Sunday, February 18, 2007

Home Equity Loan

Home Equity Loan

Is a Second Mortgage Right for You?

"Just the facts, ma'am," was Sgt. Joe Friday's famous line from the TV show Dragnet. And while the great detective character used the facts to solve crimes, you can use them to solve the problem of which mortgage to choose. So get ready-here's a "just the facts" overview of the ever-popular second mortgage.

Advantages of home equity loans

Smaller terms, less interest paid. Whether you choose a home equity line of credit, which works like a credit card with an adjustable limit, or a home equity loan, which has a fixed-rate and fixed term, you can generally pay off this smaller loan faster than you would a mortgage. This can help you get through a short-term cash crunch without sacrificing long-term interest dollars.

Easy to close, low fees. Unlike a cash-out refinancing, a home equity line of credit or loan can be closed rather quickly with minimal documentation and low fees. More often than not, your lending institution can use the appraisal from your previous mortgage loan, thereby saving you extra money.

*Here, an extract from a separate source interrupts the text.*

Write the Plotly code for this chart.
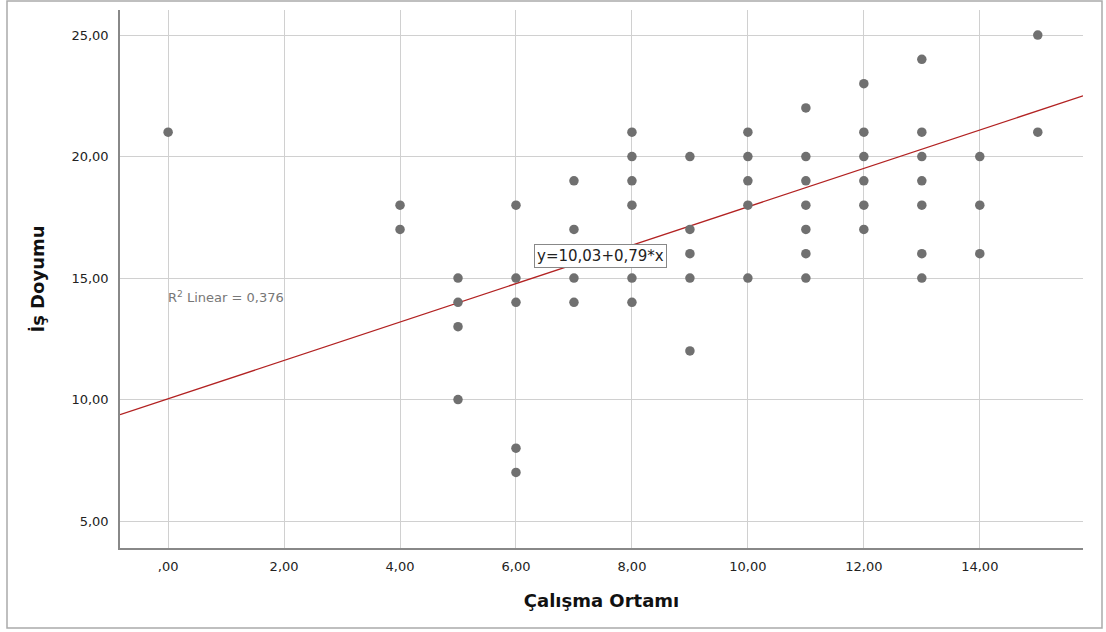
import plotly.graph_objects as go

x_vals = [0,
          4, 4,
          5, 5, 5, 5,
          6, 6, 6, 6, 6,
          7, 7, 7, 7,
          8, 8, 8, 8, 8, 8,
          9, 9, 9, 9, 9,
          10, 10, 10, 10, 10,
          11, 11, 11, 11, 11, 11, 11,
          12, 12, 12, 12, 12, 12,
          13, 13, 13, 13, 13, 13, 13,
          14, 14, 14,
          15, 15]
y_vals = [21,
          18, 17,
          15, 14, 13, 10,
          18, 15, 14, 8, 7,
          19, 17, 15, 14,
          21, 20, 19, 18, 15, 14,
          20, 17, 16, 15, 12,
          21, 20, 19, 18, 15,
          22, 20, 19, 18, 17, 16, 15,
          23, 21, 20, 19, 18, 17,
          24, 21, 20, 19, 18, 16, 15,
          20, 18, 16,
          25, 21]

intercept = 10.03
slope = 0.79
r2 = "0,376"

x_ticks = [0, 2, 4, 6, 8, 10, 12, 14]
x_ticktext = [",00", "2,00", "4,00", "6,00", "8,00", "10,00", "12,00", "14,00"]
y_ticks = [5, 10, 15, 20, 25]
y_ticktext = ["5,00", "10,00", "15,00", "20,00", "25,00"]

x_range = [-0.83, 15.78]
y_range = [3.89, 26.03]

FONT = "DejaVu Sans, Liberation Sans, Arial"

fig = go.Figure()
fig.add_trace(go.Scatter(
    x=x_range, y=[intercept + slope * v for v in x_range],
    mode="lines", line=dict(color="#b22222", width=1.3),
    hoverinfo="skip", showlegend=False))
fig.add_trace(go.Scatter(
    x=x_vals, y=y_vals, mode="markers",
    marker=dict(color="#707070", size=9.5),
    showlegend=False))

fig.add_annotation(x=-0.04, y=14.2, xref="x", yref="y", text="R<sup>2</sup> Linear = " + r2,
                   showarrow=False, xanchor="left", yanchor="middle",
                   font=dict(family=FONT, size=13, color="#777777"))
fig.add_annotation(x=7.45, y=15.9, xref="x", yref="y",
                   text="y=%s+%s*x" % (f"{intercept:.2f}".replace(".", ","), f"{slope:.2f}".replace(".", ",")),
                   showarrow=False, xanchor="center", yanchor="middle",
                   bgcolor="white", bordercolor="#888888", borderwidth=1, borderpad=2,
                   font=dict(family=FONT, size=15, color="#222222"))

# outer frame of the picture
fig.add_shape(type="rect", xref="paper", yref="paper",
              x0=(7 - 120) / 963, x1=(1102 - 120) / 963,
              y0=(548 - 628) / 538, y1=(548 - 1) / 538,
              line=dict(color="#aaaaaa", width=1.5), layer="below")

fig.update_xaxes(range=x_range, tickvals=x_ticks, ticktext=x_ticktext,
                 showgrid=True, gridcolor="#d0d0d0", gridwidth=1.3,
                 showline=True, linecolor="#888888", linewidth=1.5,
                 zeroline=False, ticks="", ticklabelstandoff=6,
                 tickfont=dict(family=FONT, size=13, color="#222222"),
                 title=dict(text="<b>Çalışma Ortamı</b>", standoff=21,
                            font=dict(family=FONT, size=18, color="#111111")))
fig.update_yaxes(range=y_range, tickvals=y_ticks, ticktext=y_ticktext,
                 showgrid=True, gridcolor="#d0d0d0", gridwidth=1.3,
                 showline=True, linecolor="#888888", linewidth=1.5,
                 zeroline=False, ticks="", ticklabelstandoff=7,
                 tickfont=dict(family=FONT, size=13, color="#222222"),
                 title=dict(text="<b>İş Doyumu</b>", standoff=22,
                            font=dict(family=FONT, size=18, color="#111111")))

fig.update_layout(width=1106, height=632,
                  margin=dict(l=120, r=23, t=10, b=84),
                  paper_bgcolor="white", plot_bgcolor="white")

fig.write_html("out.html")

The option to roll it into a first mortgage down the road. Don't forget Newton's law of interest rates: what goes up, must come down. If fixed-rates on 15- or 30- year mortgages drop in the future, you can always refinance that first mortgage and pay off your home equity loan.

There are plenty of options for homeowners in the face of rising interest rates. While the cash-out refinance might not be one of them, a flexible home equity line of credit or a fixed-rate home equity loan might be the best way to tap equity without costing you additional money long-term.

Tapping equity

It's a catch-22 if you've seen the value of your house skyrocket during the last several years. With a boosted property value, you now have plenty of equity to tap for such big-ticket items like home improvements or school tuition payments. Unfortunately, the rise in interest rates has tied your hands.

The solution would be to choose a home equity loan or a home equity line of credit. This could make a nice short-term solution for cash needs, and if you pay it off sooner than later, it could stand to help you in the long run.

Home Equity Loans in a Rising Interest-Rate Environment

If you're a homeowner looking to tap the equity in your home, a cash-out refinance of a 15- or 30- year fixed rate mortgage is generally a first choice. While you'll incur more long-term interest rate charges, you'll also enjoy the benefit of lower monthly payments.

However, during periods of rising interest rates, a cash-out refinance doesn't always look desirable. If you have a terrific rate on your first mortgage, a mortgage refinance would mean that you'd change it in for a higher rate. That choice isn't tempting to most financially responsible homeowners.

Home equity loans: convenient and easy

To pay for such makeover projects as landscaping, painting, upgrading kitchen appliances, or refinishing hardwood floors, a home equity loan is an easy and convenient option. These loans have low closing costs and can be processed quickly. And if you're planning to sell, you can choose an interest-only loan and enjoy inexpensive monthly payments. Since you'll pay off the balance at closing, the out-of-pocket cost of borrowing the money will be minimal. Many homeowners who use a home equity loan to spruce up a house for sale don't make any monthly payments, because the house typically closes before the first installment comes due.

There is one catch, however: Because lenders will not let you borrow money against a house that's already for sale, you need to plan ahead and secure the home equity loan before you list the property. Once you have the cash in hand, you can fix up the house and call the realtor.

Best results for home equity upgrades

Three of the most productive, market-tested places to invest when doing a makeover are:

1. The kitchen: Money spent on kitchen upgrades returns a high yield, often more than dollar-for-dollar. If you can't afford, or don't need, a complete overhaul, concentrate on specifics like new appliances, flooring, and attractive, functional lighting.
2. The bathroom: If you can create another bathroom-or half bath-without disrupting the floor plan, this is a solid investment. When Realtors search for homes on behalf of buyers, they limit the search according to the number of bedrooms and bathrooms. By adding a full or half bath, you may automatically double the number of potential buyers.
3. Paint and trim: A relatively inexpensive approach for a home makeover is to concentrate on freshening it up with a good paint job in neutral colors that have wide aesthetic appeal. Not only does this make the house look better while protecting it from the elements, it also expresses a sense that you take pride in home ownership. Buyers and their building inspectors feel more confident about homes that are well maintained, and a freshly painted home conveys that attitude.